My earliest memory is traveling to school with my daddy. He taught at the college and my grades were in a building a short walk from his office. An old stick shift Chevrolet could seat two people up front, no age required seatbelts. He kept his eye on the road and made statements I needed to pay attention to for the day: when he would pick me up after school, did I have all my work done, do what the teacher asked, don’t get in trouble at recess. The last comment was always, “See ya later.”

Driving to San Antonio for various visits after a marriage moved in an arc. David and I had getting used to each other conversations that circled around before settling in an agreeable place. Adding each child created a new adjustment from tending to needs of a baby to settling squabbles in the back seat to bringing out songs and games for entertainment on the way. Then there were the years which provided information invaluable to parents known as car pool time. Add three or four teenagers to a car and the driver becomes invisible. The stress of these years was learning to file away the revelations until the best moment to add to a discussion.

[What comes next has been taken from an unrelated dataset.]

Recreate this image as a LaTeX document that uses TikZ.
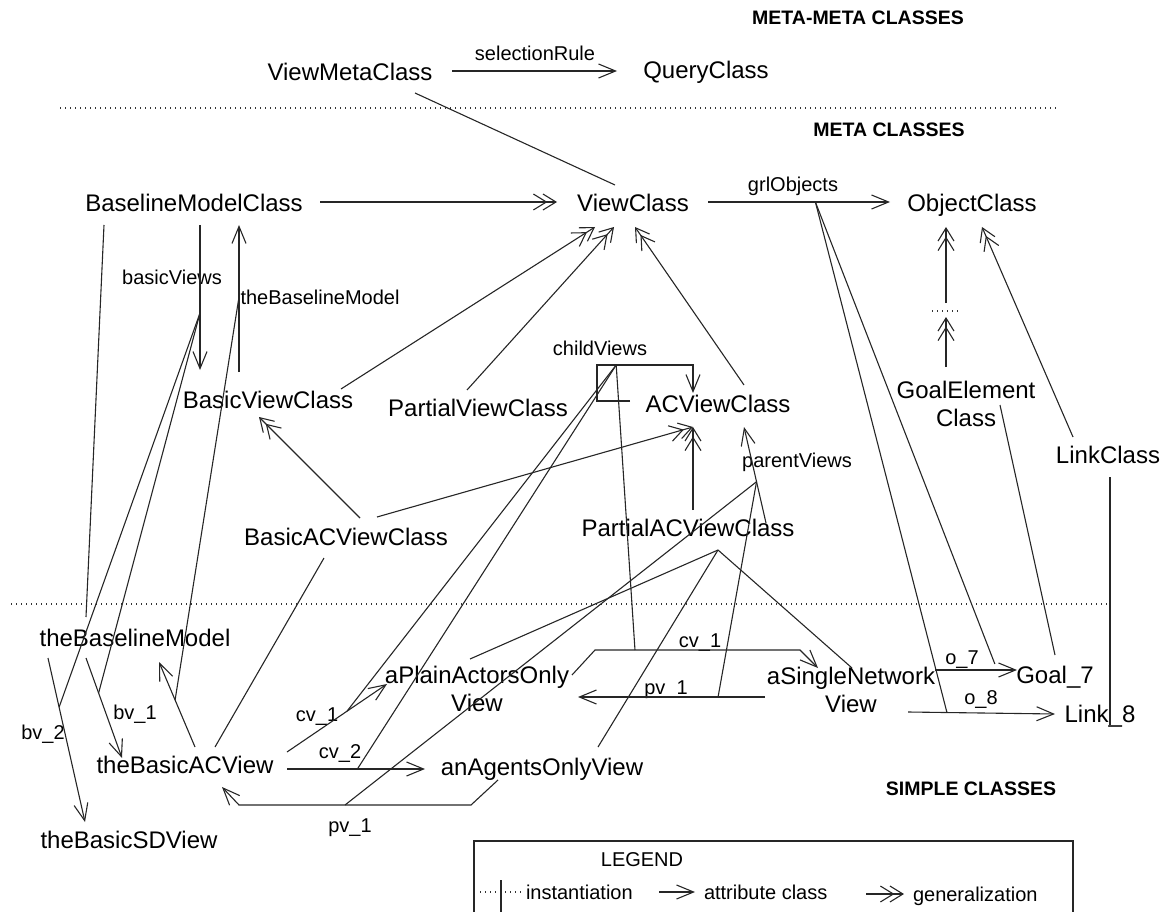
\documentclass[tikz,border=0pt]{standalone}
\usepackage{fontspec}
\setmainfont{Liberation Sans}
\usetikzlibrary{arrows.meta}
\begin{document}
\begin{tikzpicture}[x=1pt,y=-1pt,
  every node/.style={inner sep=0pt, outer sep=0pt},
  cls/.style={font=\fontsize{24}{28}\selectfont, text height=17pt, text depth=0pt},
  cls2/.style={font=\fontsize{24}{28}\selectfont, align=center},
  lbl/.style={font=\fontsize{20}{24}\selectfont, text height=14pt, text depth=0pt},
  hdr/.style={font=\fontsize{19.5}{23}\selectfont\bfseries, text height=14pt, text depth=0pt},
  con/.style={line width=1.1pt, color=black!85},
  attr/.style={con, -{Straight Barb[length=17pt,width=14pt]}},
  gen/.style={con, -{Straight Barb[length=13pt,width=16pt,sep=-5pt]Straight Barb[length=13pt,width=16pt]}},
  inst/.style={con},
  level/.style={line width=1.3pt, color=black!80, dash pattern=on 1.3pt off 3.7pt},
]
\useasboundingbox (0,0) rectangle (1170,912);

% level headings
\node[hdr] (hMM) at (858,18) {META-META CLASSES};
\node[hdr] (hM)  at (889,130) {META CLASSES};
\node[hdr] (hS)  at (971,788) {SIMPLE CLASSES};

% level separators
\draw[level] (60,108) -- (1058,108);
\draw[level] (11,604) -- (1107,604);

% classes
\node[cls] (vmc)   at (350,72)  {ViewMetaClass};
\node[cls] (qc)    at (706,70)  {QueryClass};
\node[cls] (bmc)   at (194,203) {BaselineModelClass};
\node[cls] (vc)    at (633,203) {ViewClass};
\node[cls] (oc)    at (972,203) {ObjectClass};
\node[cls] (bvc)   at (268,400) {BasicViewClass};
\node[cls] (pvc)   at (478,408) {PartialViewClass};
\node[cls] (acvc)  at (718,404) {ACViewClass};
\node[cls2] (gec)  at (966,404) {GoalElement\\Class};
\node[cls] (lc)    at (1108,455) {LinkClass};
\node[cls] (bacvc) at (346,537) {BasicACViewClass};
\node[cls] (pacvc) at (688,528) {PartialACViewClass};
\node[cls] (tbm)   at (135,638) {theBaselineModel};
\node[cls2] (papv) at (477,689) {aPlainActorsOnly\\View};
\node[cls2] (asnv) at (851,690) {aSingleNetwork\\View};
\node[cls] (g7)    at (1055,675) {Goal\_7};
\node[cls] (l8)    at (1100,714) {Link\_8};
\node[cls] (tbacv) at (185,765) {theBasicACView};
\node[cls] (aaov)  at (542,767) {anAgentsOnlyView};
\node[cls] (tbsdv) at (129,840) {theBasicSDView};

% attribute labels
\node[lbl] (lSel) at (535,54)  {selectionRule};
\node[lbl] (lGrl) at (793,185) {grlObjects};
\node[lbl] (lBv)  at (172,277) {basicViews};
\node[lbl] (lTbm) at (320,297) {theBaselineModel};
\node[lbl] (lCv)  at (600,348) {childViews};
\node[lbl] (lPv)  at (797,460) {parentViews};
\node[lbl] (lBv1) at (135,712) {bv\_1};
\node[lbl] (lBv2) at (43,732)  {bv\_2};
\node[lbl] (lCv1) at (317,714) {cv\_1};
\node[lbl] (lCv2) at (340,751) {cv\_2};
\node[lbl] (lPv1) at (350,825) {pv\_1};
\node[lbl] (lCv3) at (700,640) {cv\_1};
\node[lbl] (lPv2) at (666,687) {pv\_1};
\node[lbl] (lO7)  at (962,657) {o\_7};
\node[lbl] (lO8)  at (981,697) {o\_8};

% omitted intermediate class between GoalElementClass and ObjectClass
\coordinate (omit) at (946,311);
\draw[level, line width=1.1pt] ([xshift=-14pt]omit) -- ([xshift=14pt]omit);

% attribute classes and their instances
\draw[attr] ([shift={(102,-1)}]vmc.center) -- ([shift={(-89,1)}]qc.center);
\draw[attr] ([shift={(75,-1)}]vc.center) -- ([shift={(-82,-1)}]oc.center) coordinate[pos=0.59] (grlPt);
\draw[attr] ([shift={(6,22)}]bmc.center) -- ([shift={(-68,-30)}]bvc.center) coordinate[pos=0.607] (bvPt);
\draw[attr] ([shift={(-29,-28)}]bvc.center) -- ([shift={(45,22)}]bmc.center) coordinate[pos=0.51] (tbmPt);
\draw[attr] ([shift={(-88,-3)}]acvc.center) -- ++(-33,0) -- ++(0,-36)
  -- ++(96,0) coordinate[pos=0.2] (cvPt) -- ([shift={(-25,-11)}]acvc.center);
\draw[attr] ([shift={(78,-5)}]pacvc.center) -- ([shift={(26,23)}]acvc.center) coordinate[pos=0.43] (pvPt);
\draw[attr] ([shift={(-49,20)}]tbm.center) -- ([shift={(-63,-7)}]tbacv.center) coordinate[pos=0.35] (bv1Pt);
\draw[attr] ([shift={(-87,20)}]tbm.center) -- ([shift={(-44,-18)}]tbsdv.center) coordinate[pos=0.3] (bv2Pt);
\draw[attr] ([shift={(10,-18)}]tbacv.center) -- ([shift={(24,24)}]tbm.center) coordinate[pos=0.553] (tbmiPt);
\draw[attr] ([shift={(102,-13)}]tbacv.center) -- ([shift={(-90,-5)}]papv.center) coordinate[pos=0.6] (cv1aPt);
\draw[attr] ([shift={(102,4)}]tbacv.center) -- ([shift={(-117,2)}]aaov.center) coordinate[pos=0.51] (cv2Pt);
\draw[attr] ([shift={(-44,13)}]aaov.center) -- ++(-27,25) -- ++(-232,0) coordinate[pos=0.543] (pv1aPt)
  -- ([shift={(37,22)}]tbacv.center);
\draw[attr] ([shift={(95,-14)}]papv.center) -- ++(23,-25) -- ++(205,0) coordinate[pos=0.195] (cv1bPt)
  -- ([shift={(-33,-22)}]asnv.center);
\draw[attr] ([shift={(-86,7)}]asnv.center) -- ([shift={(101,8)}]papv.center) coordinate[pos=0.251] (pv1bPt);
\draw[attr] ([shift={(84,-20)}]asnv.center) -- ([shift={(-38,-5)}]g7.center) coordinate[pos=0.73] (o7Pt);
\draw[attr] ([shift={(57,22)}]asnv.center) -- ([shift={(-45,0)}]l8.center) coordinate[pos=0.265] (o8Pt);

% generalizations
\draw[gen] ([shift={(126,-1)}]bmc.center) -- ([shift={(-76,-1)}]vc.center);
\draw[gen] ([shift={(73,-11)}]bvc.center) -- ([shift={(-38,24)}]vc.center);
\draw[gen] ([shift={(-11,-18)}]pvc.center) -- ([shift={(-19,24)}]vc.center);
\draw[gen] ([shift={(26,-19)}]acvc.center) -- ([shift={(2,24)}]vc.center);
\draw[gen] ([shift={(14,-19)}]bacvc.center) -- ([shift={(-9,17)}]bvc.center);
\draw[gen] ([shift={(31,-20)}]bacvc.center) -- ([shift={(-25,23)}]acvc.center);
\draw[gen] ([shift={(5,-18)}]pacvc.center) -- ([shift={(-25,23)}]acvc.center);
\draw[gen] ([shift={(-20,-37)}]gec.center) -- ([yshift=-6pt]omit);
\draw[gen] ([yshift=8pt]omit) -- ([shift={(-26,24)}]oc.center);
\draw[gen] ([shift={(-35,-18)}]lc.center) -- ([shift={(10,24)}]oc.center);

% instantiations
\draw[inst] ([shift={(65,21)}]vmc.center) -- ([shift={(-18,-18)}]vc.center);
\draw[inst] ([shift={(-90,22)}]bmc.center) -- ([shift={(-49,-21)}]tbm.center);
\draw[inst] (bvPt) -- (bv2Pt);
\draw[inst] (bvPt) -- (bv1Pt);
\draw[inst] (tbmPt) -- (tbmiPt);
\draw[inst] ([shift={(-22,21)}]bacvc.center) -- ([shift={(30,-18)}]tbacv.center);
\draw[inst] (cvPt) -- (cv1aPt);
\draw[inst] (cvPt) -- (cv2Pt);
\draw[inst] (cvPt) -- (cv1bPt);
\draw[inst] (pvPt) -- (pv1aPt);
\draw[inst] (pvPt) -- (pv1bPt);
\coordinate (pacPt) at ([shift={(30,22)}]pacvc.center);
\draw[inst] (pacPt) -- ([shift={(-7,-30)}]papv.center);
\draw[inst] (pacPt) -- ([shift={(56,-20)}]aaov.center);
\draw[inst] (pacPt) -- ([shift={(1,-22)}]asnv.center);
\draw[inst] (grlPt) -- (o8Pt);
\draw[inst] (grlPt) -- ([yshift=6pt]o7Pt);
\draw[inst] ([shift={(34,1)}]gec.center) -- ([shift={(0,-20)}]g7.center);
\draw[inst] ([shift={(2,22)}]lc.center) -- ([shift={(10,11)}]l8.center);

% legend
\draw[con] (474,916) -- (474,841) -- (1073,841) -- (1073,916);
\node[lbl] (legT) at (642,859) {LEGEND};
\draw[level, line width=1.1pt] (480,892) -- (522,892);
\draw[con] (501,880) -- (501,916);
\node[lbl, anchor=west] (legI) at (526,892) {instantiation};
\draw[attr] (659,892) -- (695,892);
\node[lbl, anchor=west] (legA) at (704,892) {attribute class};
\draw[gen] (866,894) -- (904,894);
\node[lbl, anchor=west] (legG) at (913,894) {generalization};
\end{tikzpicture}
\end{document}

Now I drive alone in a distance from home limit. For longer distances, I depend on others to be a driver and their accepting me as a passenger. Yet within these trips, friendships are nourished. We catch up on how changes in each of our families have played out. We find out that strengths one of us called on to meet some challenge were also used by the other. We can come back to those emotional and spiritual foundations that built our friendship in a long ago beginning.

The Bible’s admonitions were before Henry Ford, and yet conversations have had directions since Eden. So keep these in mind for various times. Agree on a time to be together. Build one another up. Be thankful. Encourage each other. Conversation will flow from where you are and what you are sharing together.

 And they talked together of all these things which had happened. And it came to pass, that, while they communed together and reasoned, Jesus himself drew near, and went with them.